Work to do
Go through the data below. Pull out every line that has the word "chart".

[Dataset excerpt]
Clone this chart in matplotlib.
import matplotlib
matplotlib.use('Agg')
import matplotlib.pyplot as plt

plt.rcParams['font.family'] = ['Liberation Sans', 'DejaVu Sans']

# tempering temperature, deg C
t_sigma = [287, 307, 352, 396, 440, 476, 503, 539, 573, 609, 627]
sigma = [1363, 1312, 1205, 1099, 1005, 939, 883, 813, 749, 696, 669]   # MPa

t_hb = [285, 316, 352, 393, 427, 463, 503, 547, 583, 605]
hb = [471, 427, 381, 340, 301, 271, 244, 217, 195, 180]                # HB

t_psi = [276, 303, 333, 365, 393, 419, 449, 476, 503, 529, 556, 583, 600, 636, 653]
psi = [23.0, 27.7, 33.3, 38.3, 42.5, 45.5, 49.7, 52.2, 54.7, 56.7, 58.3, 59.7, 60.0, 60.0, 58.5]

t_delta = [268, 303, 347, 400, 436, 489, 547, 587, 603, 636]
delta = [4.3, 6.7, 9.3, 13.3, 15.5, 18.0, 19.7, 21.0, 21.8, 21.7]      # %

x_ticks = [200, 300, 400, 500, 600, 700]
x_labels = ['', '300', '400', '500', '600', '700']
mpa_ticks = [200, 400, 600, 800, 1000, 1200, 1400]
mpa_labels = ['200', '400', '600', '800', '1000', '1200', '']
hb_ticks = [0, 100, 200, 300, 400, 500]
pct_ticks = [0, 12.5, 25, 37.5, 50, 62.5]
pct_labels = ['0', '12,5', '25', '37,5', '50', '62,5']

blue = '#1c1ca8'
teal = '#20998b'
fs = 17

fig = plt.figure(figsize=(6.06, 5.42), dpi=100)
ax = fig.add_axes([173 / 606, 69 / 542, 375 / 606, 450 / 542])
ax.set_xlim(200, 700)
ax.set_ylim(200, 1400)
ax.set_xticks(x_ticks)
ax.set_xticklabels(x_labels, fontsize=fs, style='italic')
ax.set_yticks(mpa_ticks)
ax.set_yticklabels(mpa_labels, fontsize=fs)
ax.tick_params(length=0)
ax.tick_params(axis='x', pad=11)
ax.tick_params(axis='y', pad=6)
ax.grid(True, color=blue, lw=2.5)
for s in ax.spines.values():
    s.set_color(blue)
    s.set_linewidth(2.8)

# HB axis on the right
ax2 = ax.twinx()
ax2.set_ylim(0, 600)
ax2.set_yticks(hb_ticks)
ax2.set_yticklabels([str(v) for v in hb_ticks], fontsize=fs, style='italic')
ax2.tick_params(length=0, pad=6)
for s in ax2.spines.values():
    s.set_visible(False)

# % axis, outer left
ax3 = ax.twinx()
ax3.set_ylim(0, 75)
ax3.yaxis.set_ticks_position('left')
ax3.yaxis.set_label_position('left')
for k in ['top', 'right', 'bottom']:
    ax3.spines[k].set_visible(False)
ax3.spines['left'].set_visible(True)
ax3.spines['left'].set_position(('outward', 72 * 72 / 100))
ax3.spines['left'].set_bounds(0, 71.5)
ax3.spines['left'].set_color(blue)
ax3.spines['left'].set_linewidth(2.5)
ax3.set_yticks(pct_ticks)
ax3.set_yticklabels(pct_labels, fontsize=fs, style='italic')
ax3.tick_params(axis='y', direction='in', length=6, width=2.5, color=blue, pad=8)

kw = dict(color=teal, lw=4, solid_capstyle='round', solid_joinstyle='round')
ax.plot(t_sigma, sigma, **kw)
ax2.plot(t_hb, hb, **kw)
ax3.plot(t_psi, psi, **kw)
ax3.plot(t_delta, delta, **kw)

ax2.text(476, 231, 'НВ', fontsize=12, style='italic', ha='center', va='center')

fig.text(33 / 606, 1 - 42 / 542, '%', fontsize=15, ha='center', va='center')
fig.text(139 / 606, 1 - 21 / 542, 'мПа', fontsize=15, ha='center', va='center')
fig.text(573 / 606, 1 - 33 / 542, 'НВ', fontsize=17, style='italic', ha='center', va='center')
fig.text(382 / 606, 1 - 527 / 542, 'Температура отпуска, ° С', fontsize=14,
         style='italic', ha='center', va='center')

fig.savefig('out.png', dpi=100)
==
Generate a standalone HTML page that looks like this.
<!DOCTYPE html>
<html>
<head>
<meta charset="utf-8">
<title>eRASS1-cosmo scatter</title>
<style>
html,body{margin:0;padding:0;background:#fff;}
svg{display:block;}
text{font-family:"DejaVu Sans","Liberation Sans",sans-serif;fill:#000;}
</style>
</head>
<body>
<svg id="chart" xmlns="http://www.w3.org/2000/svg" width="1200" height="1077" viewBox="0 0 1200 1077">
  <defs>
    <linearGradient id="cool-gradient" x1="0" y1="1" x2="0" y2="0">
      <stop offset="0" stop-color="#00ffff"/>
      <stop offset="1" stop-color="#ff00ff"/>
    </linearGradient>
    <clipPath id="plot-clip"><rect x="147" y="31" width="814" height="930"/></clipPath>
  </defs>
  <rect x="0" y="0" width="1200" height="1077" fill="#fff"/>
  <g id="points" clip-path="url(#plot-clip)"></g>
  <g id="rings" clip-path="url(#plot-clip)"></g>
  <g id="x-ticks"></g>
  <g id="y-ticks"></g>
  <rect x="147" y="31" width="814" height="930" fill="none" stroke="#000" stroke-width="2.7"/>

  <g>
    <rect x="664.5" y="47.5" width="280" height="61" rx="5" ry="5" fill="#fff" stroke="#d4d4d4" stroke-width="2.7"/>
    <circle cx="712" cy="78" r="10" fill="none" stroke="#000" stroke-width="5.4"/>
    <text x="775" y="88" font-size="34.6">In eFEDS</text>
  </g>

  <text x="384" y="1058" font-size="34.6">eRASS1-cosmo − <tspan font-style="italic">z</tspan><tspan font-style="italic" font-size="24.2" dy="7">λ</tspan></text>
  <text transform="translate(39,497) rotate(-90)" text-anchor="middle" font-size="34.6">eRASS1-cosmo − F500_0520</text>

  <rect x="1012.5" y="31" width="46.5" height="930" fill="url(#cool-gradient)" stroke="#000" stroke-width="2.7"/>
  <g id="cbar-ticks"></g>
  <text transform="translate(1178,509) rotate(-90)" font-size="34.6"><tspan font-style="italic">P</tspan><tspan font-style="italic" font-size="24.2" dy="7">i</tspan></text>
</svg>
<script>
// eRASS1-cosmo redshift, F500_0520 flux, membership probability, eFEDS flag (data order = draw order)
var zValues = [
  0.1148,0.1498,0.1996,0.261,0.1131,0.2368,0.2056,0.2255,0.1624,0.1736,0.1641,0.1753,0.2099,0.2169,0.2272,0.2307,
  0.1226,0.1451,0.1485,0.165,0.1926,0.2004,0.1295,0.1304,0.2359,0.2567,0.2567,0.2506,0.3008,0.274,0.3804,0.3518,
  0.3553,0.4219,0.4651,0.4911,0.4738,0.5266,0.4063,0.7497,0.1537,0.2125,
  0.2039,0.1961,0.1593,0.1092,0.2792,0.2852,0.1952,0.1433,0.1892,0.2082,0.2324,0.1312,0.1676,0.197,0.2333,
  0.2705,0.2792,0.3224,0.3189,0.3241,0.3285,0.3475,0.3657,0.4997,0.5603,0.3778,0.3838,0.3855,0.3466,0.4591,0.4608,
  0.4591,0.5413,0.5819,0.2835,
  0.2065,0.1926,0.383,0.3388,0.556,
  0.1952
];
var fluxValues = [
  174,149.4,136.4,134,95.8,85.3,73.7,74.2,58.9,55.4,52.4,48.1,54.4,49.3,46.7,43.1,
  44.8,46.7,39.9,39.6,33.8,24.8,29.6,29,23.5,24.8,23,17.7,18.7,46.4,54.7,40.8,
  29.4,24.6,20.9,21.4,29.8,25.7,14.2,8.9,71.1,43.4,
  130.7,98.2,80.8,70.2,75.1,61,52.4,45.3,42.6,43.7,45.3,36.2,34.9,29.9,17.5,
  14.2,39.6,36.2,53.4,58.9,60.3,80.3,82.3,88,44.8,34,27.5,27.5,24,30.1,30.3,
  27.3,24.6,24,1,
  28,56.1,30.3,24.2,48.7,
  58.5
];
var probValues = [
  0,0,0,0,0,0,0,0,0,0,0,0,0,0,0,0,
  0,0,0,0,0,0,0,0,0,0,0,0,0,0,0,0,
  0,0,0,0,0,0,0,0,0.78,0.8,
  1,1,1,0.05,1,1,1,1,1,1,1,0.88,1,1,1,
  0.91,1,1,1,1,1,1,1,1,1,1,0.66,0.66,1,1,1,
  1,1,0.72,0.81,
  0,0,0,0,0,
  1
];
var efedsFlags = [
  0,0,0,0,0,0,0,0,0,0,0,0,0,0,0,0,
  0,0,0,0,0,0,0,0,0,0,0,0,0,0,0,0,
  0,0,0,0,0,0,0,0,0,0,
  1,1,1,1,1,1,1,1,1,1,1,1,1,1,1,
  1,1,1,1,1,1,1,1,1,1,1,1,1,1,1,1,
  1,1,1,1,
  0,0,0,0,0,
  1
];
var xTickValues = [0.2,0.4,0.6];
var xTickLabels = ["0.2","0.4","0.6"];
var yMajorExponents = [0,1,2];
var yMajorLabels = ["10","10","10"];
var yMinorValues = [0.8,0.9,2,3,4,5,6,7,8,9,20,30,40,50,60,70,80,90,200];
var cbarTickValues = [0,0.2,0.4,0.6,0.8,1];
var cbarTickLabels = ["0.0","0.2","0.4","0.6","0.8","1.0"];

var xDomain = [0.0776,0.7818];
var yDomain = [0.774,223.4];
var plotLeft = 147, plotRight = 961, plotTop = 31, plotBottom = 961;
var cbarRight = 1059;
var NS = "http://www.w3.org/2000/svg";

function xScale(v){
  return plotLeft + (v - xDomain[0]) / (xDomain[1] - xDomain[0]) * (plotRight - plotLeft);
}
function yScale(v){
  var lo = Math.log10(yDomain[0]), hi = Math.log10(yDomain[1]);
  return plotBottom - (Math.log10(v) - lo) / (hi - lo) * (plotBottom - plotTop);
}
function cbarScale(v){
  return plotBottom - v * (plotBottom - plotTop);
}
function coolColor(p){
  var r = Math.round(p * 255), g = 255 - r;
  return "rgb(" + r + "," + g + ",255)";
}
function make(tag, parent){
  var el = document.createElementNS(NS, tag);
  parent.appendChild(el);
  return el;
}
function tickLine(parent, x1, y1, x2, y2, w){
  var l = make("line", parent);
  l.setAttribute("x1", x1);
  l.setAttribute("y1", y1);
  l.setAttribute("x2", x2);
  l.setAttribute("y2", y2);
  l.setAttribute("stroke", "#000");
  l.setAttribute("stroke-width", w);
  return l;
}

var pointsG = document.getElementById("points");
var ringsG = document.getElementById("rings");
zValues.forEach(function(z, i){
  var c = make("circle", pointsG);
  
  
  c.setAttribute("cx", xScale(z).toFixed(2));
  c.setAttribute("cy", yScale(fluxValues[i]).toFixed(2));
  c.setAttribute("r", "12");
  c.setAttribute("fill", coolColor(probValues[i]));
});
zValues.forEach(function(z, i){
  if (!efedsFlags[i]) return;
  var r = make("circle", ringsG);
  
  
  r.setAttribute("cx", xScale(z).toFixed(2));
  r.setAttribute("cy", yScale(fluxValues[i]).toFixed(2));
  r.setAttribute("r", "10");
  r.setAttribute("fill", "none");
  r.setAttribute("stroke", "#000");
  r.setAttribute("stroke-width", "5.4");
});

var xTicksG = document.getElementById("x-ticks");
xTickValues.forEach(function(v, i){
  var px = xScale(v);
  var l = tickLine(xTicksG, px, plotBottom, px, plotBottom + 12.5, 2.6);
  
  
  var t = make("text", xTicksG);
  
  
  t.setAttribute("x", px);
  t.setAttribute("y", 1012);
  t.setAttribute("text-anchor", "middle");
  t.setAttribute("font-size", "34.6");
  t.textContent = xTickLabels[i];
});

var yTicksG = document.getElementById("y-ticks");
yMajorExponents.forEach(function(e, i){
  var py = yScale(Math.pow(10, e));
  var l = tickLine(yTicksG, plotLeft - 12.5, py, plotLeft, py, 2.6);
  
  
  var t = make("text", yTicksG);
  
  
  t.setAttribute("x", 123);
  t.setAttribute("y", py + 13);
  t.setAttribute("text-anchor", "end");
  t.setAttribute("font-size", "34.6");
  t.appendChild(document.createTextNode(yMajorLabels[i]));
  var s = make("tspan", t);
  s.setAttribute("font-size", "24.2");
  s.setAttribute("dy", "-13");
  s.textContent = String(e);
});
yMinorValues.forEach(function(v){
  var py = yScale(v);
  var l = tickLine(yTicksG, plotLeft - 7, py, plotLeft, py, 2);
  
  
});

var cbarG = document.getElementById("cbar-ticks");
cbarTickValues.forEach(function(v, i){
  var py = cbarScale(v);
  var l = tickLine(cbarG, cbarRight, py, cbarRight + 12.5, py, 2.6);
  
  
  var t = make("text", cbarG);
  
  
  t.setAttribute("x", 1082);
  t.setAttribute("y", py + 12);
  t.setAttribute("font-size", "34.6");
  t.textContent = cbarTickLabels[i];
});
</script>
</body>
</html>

Answer for this exercise
Clone this chart in matplotlib.
<svg id="chart" xmlns="http://www.w3.org/2000/svg" width="1200" height="1077" viewBox="0 0 1200 1077">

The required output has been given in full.